* Given problem: Check every line below for the string "matplotlib", and copy the lines that contain it.

++++ Data shown ++++

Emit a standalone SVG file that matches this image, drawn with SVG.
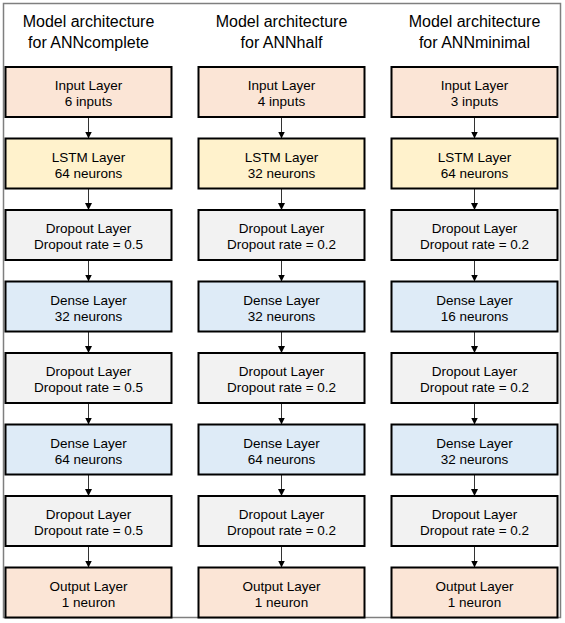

++++
++++ Data shown ++++

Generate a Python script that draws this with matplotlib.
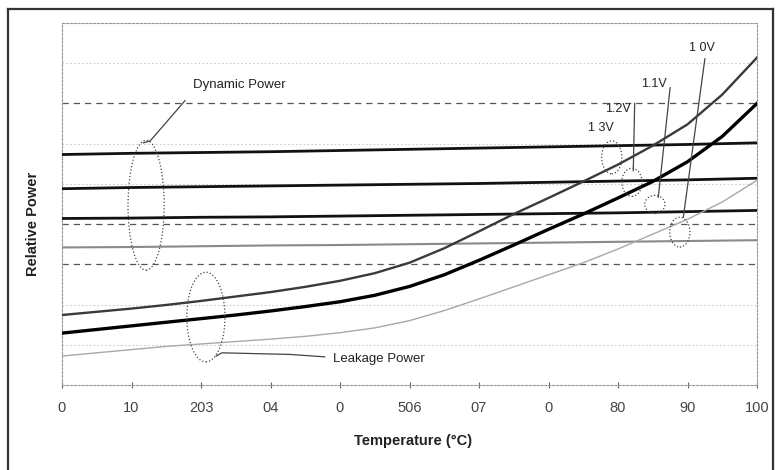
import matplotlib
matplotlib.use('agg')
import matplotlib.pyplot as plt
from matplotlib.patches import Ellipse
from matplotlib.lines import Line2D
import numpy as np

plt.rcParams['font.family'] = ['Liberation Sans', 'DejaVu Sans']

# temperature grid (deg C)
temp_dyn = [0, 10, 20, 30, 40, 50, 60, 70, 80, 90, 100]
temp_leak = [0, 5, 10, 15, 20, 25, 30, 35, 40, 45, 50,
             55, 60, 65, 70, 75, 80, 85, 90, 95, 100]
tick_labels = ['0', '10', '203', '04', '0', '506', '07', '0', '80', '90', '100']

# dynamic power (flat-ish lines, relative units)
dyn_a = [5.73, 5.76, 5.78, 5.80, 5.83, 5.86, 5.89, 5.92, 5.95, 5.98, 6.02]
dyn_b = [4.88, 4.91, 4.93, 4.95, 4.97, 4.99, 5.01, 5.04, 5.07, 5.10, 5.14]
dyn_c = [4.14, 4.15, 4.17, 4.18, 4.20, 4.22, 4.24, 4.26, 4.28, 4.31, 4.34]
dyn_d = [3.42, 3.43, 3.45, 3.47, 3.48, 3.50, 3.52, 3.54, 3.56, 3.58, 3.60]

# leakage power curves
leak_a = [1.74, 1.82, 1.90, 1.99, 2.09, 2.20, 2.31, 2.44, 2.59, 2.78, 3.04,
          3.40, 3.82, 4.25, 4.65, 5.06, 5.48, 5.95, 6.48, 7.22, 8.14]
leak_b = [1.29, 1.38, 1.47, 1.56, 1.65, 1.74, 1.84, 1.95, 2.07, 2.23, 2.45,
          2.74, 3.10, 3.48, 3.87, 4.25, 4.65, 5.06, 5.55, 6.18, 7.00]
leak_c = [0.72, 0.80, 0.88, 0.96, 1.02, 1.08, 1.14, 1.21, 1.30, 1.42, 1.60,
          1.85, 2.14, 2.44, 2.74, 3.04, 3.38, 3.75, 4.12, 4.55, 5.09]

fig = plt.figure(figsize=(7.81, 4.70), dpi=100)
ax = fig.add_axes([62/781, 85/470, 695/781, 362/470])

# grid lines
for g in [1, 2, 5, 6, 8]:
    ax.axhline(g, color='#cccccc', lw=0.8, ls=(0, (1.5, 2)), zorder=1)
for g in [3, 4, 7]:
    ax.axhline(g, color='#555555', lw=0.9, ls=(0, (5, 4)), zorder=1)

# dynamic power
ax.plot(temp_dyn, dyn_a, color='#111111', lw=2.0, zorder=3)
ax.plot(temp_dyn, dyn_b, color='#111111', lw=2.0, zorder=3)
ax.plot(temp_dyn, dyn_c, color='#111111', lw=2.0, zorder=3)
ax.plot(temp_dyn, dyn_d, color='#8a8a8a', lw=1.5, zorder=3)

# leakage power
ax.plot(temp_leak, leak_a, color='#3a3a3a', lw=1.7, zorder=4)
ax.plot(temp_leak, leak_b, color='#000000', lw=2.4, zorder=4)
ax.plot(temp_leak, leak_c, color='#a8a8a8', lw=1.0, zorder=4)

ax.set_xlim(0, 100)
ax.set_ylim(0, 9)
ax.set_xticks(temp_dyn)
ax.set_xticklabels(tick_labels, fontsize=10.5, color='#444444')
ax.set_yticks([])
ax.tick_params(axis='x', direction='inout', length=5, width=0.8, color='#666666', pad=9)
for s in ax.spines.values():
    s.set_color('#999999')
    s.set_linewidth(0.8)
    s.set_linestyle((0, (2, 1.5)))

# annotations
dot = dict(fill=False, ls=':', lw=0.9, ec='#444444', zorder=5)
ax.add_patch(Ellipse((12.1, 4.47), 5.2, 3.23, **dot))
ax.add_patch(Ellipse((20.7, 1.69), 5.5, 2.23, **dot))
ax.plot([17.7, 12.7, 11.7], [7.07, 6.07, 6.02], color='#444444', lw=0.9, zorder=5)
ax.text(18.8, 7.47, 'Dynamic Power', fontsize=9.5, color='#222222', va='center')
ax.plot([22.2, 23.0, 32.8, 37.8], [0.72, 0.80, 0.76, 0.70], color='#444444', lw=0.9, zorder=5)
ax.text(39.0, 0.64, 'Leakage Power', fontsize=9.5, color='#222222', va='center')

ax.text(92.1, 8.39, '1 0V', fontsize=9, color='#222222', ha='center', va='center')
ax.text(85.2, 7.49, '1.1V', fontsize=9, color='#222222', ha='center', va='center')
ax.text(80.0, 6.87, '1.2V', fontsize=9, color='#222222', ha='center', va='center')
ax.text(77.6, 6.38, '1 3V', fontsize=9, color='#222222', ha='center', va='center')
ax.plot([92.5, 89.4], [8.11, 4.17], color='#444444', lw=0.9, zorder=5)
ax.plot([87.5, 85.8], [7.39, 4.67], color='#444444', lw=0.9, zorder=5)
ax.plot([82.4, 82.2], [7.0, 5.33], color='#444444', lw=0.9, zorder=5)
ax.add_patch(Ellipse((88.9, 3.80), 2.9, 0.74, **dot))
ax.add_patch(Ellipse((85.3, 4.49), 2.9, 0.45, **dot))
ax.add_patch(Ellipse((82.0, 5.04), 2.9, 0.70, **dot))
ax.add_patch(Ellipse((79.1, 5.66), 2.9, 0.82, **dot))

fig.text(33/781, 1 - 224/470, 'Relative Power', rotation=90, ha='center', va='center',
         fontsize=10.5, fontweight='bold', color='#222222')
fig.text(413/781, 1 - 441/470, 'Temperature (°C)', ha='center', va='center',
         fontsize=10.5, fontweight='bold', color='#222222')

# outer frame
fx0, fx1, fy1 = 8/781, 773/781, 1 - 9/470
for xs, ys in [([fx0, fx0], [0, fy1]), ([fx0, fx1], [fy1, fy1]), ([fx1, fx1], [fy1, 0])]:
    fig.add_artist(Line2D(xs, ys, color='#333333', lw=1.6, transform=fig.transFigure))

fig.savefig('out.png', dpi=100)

++++

* Result of the exercise:
Generate a Python script that draws this with matplotlib.
import matplotlib
matplotlib.use('agg')
import matplotlib.pyplot as plt
from matplotlib.patches import Ellipse
from matplotlib.lines import Line2D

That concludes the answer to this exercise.